SUPPLIED RECORDS:
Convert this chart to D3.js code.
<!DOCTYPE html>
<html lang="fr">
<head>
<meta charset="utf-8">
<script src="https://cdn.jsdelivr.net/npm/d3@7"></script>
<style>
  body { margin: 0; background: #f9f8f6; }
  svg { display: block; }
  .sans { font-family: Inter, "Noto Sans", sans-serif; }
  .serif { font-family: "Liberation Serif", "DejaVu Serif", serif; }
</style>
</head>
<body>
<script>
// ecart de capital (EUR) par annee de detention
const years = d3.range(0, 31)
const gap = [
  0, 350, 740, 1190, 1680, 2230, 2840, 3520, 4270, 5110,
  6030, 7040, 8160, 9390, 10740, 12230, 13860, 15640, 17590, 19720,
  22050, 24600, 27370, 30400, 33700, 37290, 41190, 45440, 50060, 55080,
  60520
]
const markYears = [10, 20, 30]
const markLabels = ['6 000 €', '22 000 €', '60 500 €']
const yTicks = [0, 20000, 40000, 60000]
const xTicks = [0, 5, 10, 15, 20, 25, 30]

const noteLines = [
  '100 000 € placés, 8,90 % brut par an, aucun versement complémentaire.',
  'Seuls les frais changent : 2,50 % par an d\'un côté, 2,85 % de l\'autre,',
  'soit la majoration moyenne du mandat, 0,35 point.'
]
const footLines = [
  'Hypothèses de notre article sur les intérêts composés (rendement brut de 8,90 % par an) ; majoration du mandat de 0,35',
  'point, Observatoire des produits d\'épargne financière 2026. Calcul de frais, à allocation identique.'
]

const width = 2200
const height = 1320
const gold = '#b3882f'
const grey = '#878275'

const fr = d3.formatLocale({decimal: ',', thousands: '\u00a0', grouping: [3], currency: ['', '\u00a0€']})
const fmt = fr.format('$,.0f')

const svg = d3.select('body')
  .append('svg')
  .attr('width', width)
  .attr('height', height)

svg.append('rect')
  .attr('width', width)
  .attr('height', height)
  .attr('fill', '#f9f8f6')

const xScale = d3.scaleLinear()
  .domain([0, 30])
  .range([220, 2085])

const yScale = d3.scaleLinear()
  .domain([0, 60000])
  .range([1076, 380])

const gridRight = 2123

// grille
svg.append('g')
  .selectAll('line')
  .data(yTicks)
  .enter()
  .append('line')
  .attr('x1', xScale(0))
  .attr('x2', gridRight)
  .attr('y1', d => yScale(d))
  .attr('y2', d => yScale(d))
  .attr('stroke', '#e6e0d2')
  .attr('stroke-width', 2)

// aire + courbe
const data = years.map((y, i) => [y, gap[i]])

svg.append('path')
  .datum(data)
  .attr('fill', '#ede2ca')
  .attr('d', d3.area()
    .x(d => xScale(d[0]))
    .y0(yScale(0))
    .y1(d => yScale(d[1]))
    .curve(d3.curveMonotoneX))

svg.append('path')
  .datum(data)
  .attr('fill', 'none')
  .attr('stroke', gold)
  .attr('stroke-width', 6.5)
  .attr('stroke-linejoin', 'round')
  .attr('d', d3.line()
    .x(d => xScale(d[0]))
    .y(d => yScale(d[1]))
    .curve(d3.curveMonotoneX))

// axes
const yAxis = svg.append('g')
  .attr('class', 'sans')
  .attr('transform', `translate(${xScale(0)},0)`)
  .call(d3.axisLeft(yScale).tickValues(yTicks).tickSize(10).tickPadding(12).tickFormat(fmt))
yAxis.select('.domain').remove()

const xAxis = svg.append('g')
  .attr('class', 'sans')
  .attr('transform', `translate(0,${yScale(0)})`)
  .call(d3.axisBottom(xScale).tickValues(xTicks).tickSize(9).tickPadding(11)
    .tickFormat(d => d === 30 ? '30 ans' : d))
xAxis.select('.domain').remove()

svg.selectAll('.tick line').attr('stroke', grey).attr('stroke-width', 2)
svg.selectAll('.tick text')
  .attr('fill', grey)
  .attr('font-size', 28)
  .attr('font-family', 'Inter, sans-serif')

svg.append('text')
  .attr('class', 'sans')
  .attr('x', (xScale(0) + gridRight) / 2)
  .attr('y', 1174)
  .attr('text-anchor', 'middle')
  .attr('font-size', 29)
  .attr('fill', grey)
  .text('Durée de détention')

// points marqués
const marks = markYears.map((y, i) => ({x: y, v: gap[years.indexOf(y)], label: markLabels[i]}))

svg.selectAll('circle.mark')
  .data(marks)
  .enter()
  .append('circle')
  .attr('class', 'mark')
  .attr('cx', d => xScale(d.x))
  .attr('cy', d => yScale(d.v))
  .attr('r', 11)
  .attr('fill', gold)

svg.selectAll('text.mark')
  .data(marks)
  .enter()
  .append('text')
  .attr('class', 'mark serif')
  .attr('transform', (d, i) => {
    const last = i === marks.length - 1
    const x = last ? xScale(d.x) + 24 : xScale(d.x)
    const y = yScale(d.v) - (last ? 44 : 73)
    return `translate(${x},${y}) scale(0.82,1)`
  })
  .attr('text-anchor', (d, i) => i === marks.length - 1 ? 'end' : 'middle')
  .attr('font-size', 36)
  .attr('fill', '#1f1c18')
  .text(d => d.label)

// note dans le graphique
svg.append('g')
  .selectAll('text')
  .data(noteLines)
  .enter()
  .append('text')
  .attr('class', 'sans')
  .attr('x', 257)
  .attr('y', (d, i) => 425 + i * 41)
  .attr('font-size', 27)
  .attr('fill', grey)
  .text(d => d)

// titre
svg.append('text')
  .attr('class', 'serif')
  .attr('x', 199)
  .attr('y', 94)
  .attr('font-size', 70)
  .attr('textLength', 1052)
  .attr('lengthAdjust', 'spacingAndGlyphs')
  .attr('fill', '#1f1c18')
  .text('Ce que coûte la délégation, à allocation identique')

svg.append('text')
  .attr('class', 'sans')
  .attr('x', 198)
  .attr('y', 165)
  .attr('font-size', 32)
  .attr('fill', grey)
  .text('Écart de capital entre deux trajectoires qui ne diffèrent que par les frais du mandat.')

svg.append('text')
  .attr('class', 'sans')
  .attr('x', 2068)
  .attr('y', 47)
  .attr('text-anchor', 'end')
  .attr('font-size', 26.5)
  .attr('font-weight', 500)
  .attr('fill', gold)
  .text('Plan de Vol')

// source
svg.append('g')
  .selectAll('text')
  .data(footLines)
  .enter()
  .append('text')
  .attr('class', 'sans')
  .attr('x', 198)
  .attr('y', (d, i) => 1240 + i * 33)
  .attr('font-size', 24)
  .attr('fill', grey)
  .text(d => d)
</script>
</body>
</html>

---

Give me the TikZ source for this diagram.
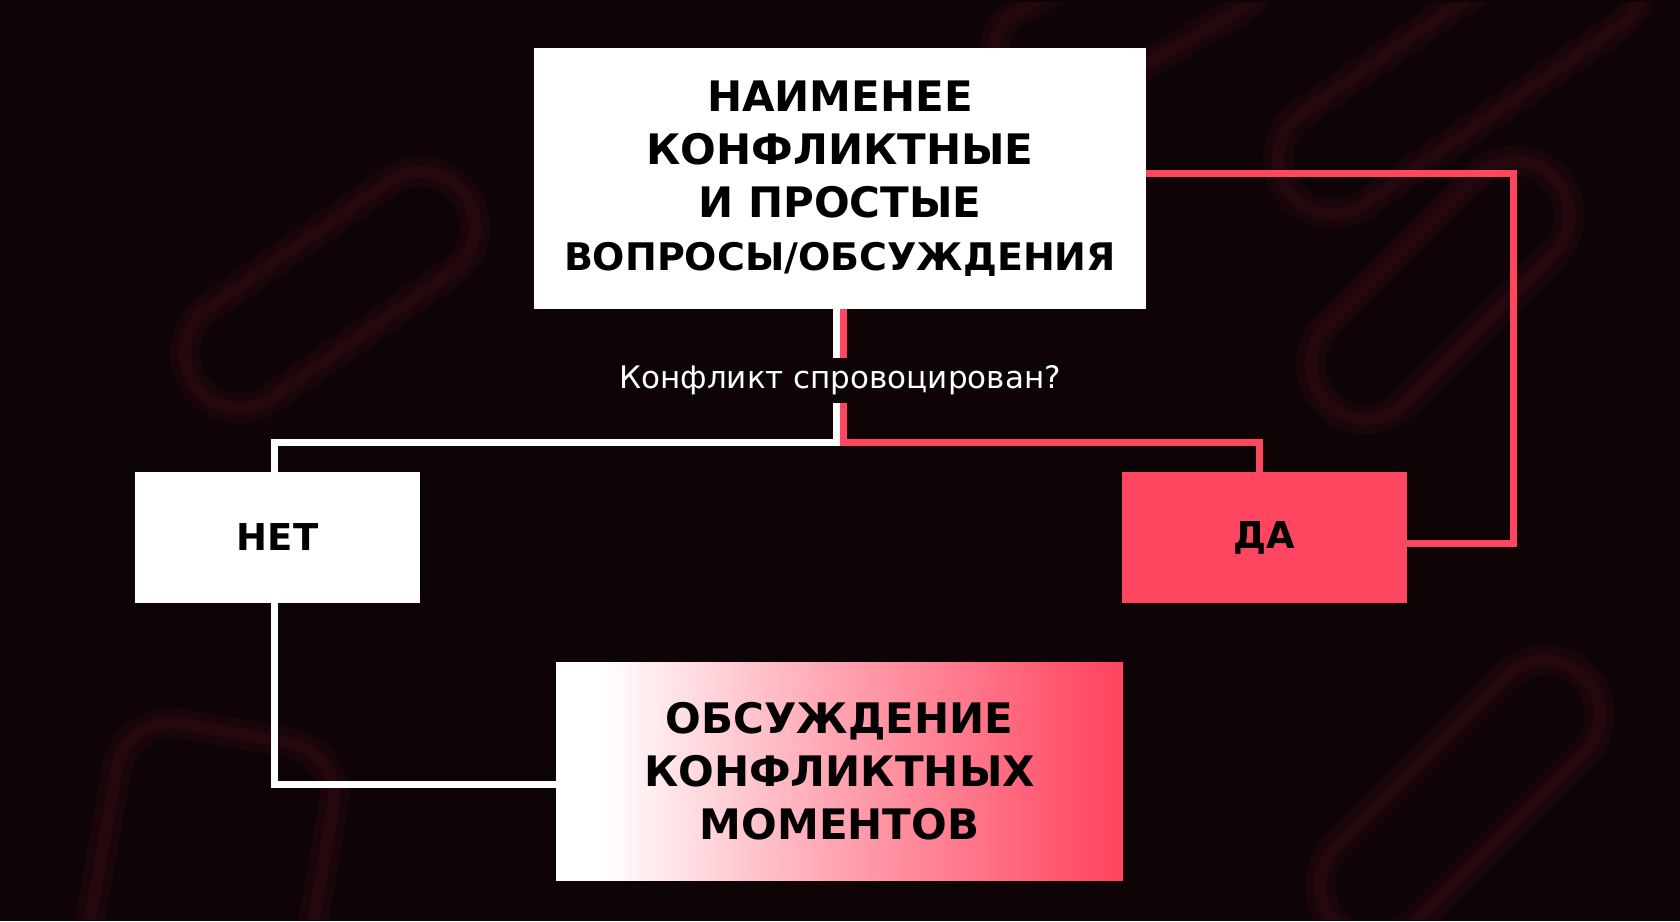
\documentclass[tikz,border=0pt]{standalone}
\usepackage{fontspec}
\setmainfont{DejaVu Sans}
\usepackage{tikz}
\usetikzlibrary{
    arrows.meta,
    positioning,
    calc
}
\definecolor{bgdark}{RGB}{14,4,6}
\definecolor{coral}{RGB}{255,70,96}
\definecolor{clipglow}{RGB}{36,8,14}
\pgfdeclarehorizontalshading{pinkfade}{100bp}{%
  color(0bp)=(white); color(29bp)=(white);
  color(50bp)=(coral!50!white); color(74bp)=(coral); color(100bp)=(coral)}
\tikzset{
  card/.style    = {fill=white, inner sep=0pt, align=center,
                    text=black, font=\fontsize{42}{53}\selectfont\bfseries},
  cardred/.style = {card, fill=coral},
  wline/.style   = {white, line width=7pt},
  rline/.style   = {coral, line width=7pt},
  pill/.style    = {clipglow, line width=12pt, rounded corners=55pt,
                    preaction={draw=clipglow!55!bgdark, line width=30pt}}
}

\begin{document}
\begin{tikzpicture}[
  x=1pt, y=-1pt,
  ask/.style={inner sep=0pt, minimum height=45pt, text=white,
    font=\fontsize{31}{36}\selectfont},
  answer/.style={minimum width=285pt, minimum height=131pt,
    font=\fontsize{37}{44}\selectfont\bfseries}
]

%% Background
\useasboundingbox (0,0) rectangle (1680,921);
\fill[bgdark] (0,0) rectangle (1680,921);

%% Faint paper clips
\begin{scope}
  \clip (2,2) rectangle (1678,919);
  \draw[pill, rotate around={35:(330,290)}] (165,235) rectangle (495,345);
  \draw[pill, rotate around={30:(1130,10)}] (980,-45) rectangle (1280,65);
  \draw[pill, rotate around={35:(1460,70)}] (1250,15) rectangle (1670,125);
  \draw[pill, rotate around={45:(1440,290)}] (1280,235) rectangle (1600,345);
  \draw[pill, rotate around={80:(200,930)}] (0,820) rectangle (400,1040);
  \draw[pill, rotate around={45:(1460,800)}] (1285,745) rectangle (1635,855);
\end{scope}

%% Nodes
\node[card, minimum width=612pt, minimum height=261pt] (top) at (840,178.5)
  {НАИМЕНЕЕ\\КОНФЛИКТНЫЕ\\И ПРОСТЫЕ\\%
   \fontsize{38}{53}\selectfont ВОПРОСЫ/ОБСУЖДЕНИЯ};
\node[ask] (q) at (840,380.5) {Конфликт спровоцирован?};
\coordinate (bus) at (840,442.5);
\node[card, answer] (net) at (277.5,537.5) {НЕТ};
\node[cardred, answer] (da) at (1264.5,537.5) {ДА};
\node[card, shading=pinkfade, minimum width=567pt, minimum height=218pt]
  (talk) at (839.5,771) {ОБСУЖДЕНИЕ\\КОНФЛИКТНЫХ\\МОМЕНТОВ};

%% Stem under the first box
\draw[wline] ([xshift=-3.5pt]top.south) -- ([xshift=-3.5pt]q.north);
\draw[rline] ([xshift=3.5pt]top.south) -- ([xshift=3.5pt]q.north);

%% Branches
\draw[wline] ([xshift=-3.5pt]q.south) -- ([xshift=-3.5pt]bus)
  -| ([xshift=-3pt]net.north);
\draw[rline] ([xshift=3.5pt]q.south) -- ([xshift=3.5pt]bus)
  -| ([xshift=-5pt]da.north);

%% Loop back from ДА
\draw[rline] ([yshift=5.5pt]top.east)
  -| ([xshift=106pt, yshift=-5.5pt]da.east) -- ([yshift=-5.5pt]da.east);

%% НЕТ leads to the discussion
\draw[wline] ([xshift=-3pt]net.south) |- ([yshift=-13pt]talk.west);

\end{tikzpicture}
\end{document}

* * *

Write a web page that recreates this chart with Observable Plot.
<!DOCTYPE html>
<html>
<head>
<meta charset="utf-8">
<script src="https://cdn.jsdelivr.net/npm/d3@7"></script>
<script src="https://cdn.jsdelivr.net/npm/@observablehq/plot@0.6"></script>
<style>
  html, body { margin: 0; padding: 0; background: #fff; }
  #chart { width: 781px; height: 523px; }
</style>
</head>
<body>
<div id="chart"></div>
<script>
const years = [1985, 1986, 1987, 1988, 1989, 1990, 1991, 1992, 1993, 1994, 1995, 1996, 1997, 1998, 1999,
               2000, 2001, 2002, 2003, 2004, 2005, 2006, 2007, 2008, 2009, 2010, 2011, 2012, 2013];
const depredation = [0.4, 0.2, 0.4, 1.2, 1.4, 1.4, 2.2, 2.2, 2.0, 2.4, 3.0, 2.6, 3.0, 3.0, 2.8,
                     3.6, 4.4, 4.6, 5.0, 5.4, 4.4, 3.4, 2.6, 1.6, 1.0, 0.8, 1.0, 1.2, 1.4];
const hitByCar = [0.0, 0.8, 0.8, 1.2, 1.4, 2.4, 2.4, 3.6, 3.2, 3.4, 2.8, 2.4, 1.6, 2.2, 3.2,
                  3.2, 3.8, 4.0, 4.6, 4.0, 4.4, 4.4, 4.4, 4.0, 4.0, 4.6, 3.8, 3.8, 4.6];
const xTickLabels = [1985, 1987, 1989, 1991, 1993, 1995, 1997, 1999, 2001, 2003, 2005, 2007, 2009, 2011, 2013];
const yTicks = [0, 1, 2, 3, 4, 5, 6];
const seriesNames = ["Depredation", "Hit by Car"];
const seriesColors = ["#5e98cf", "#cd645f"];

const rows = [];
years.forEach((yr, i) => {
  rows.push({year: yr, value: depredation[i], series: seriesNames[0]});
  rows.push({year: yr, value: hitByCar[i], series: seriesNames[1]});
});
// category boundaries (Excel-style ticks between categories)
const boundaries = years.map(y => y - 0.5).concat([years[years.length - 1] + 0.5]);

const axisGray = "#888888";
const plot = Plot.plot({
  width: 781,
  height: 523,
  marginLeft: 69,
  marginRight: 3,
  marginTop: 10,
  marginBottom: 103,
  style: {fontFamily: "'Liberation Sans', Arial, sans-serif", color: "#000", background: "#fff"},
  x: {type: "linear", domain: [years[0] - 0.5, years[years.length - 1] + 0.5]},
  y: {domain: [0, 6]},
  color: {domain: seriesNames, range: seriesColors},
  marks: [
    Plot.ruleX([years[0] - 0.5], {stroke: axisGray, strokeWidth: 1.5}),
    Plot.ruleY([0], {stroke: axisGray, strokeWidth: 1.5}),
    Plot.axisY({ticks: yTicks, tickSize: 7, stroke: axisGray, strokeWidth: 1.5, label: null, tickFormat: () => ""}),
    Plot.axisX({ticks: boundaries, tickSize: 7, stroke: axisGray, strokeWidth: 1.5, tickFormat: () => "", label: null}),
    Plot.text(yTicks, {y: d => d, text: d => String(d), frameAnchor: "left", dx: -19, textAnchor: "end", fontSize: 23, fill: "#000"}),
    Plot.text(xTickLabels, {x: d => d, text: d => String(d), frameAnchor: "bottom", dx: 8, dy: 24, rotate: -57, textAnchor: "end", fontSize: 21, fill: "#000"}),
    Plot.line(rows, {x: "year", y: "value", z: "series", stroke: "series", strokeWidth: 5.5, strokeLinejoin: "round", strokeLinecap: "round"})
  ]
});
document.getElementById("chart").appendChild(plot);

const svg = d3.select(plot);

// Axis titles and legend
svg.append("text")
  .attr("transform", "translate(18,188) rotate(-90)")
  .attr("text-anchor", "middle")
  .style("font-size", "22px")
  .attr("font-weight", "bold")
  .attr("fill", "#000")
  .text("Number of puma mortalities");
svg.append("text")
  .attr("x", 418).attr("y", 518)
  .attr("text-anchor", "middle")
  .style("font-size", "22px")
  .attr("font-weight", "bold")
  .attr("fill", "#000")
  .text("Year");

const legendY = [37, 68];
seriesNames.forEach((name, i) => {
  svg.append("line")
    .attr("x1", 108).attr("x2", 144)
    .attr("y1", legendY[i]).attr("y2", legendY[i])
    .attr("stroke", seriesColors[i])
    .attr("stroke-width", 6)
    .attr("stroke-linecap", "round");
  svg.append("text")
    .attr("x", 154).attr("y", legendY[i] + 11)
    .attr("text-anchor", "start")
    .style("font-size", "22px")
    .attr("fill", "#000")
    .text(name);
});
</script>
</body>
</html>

REQUIRED TASK:
Print, from the entries above, the line with "Write a web", the line with "const boundaries = years.map(y" and all lines between them, exactly and with nothing else.

FINAL ANSWER:
Write a web page that recreates this chart with Observable Plot.
<!DOCTYPE html>
<html>
<head>
<meta charset="utf-8">
<script src="https://cdn.jsdelivr.net/npm/d3@7"></script>
<script src="https://cdn.jsdelivr.net/npm/@observablehq/plot@0.6"></script>
<style>
  html, body { margin: 0; padding: 0; background: #fff; }
  #chart { width: 781px; height: 523px; }
</style>
</head>
<body>
<div id="chart"></div>
<script>
const years = [1985, 1986, 1987, 1988, 1989, 1990, 1991, 1992, 1993, 1994, 1995, 1996, 1997, 1998, 1999,
               2000, 2001, 2002, 2003, 2004, 2005, 2006, 2007, 2008, 2009, 2010, 2011, 2012, 2013];
const depredation = [0.4, 0.2, 0.4, 1.2, 1.4, 1.4, 2.2, 2.2, 2.0, 2.4, 3.0, 2.6, 3.0, 3.0, 2.8,
                     3.6, 4.4, 4.6, 5.0, 5.4, 4.4, 3.4, 2.6, 1.6, 1.0, 0.8, 1.0, 1.2, 1.4];
const hitByCar = [0.0, 0.8, 0.8, 1.2, 1.4, 2.4, 2.4, 3.6, 3.2, 3.4, 2.8, 2.4, 1.6, 2.2, 3.2,
                  3.2, 3.8, 4.0, 4.6, 4.0, 4.4, 4.4, 4.4, 4.0, 4.0, 4.6, 3.8, 3.8, 4.6];
const xTickLabels = [1985, 1987, 1989, 1991, 1993, 1995, 1997, 1999, 2001, 2003, 2005, 2007, 2009, 2011, 2013];
const yTicks = [0, 1, 2, 3, 4, 5, 6];
const seriesNames = ["Depredation", "Hit by Car"];
const seriesColors = ["#5e98cf", "#cd645f"];

const rows = [];
years.forEach((yr, i) => {
  rows.push({year: yr, value: depredation[i], series: seriesNames[0]});
  rows.push({year: yr, value: hitByCar[i], series: seriesNames[1]});
});
// category boundaries (Excel-style ticks between categories)
const boundaries = years.map(y => y - 0.5).concat([years[years.length - 1] + 0.5]);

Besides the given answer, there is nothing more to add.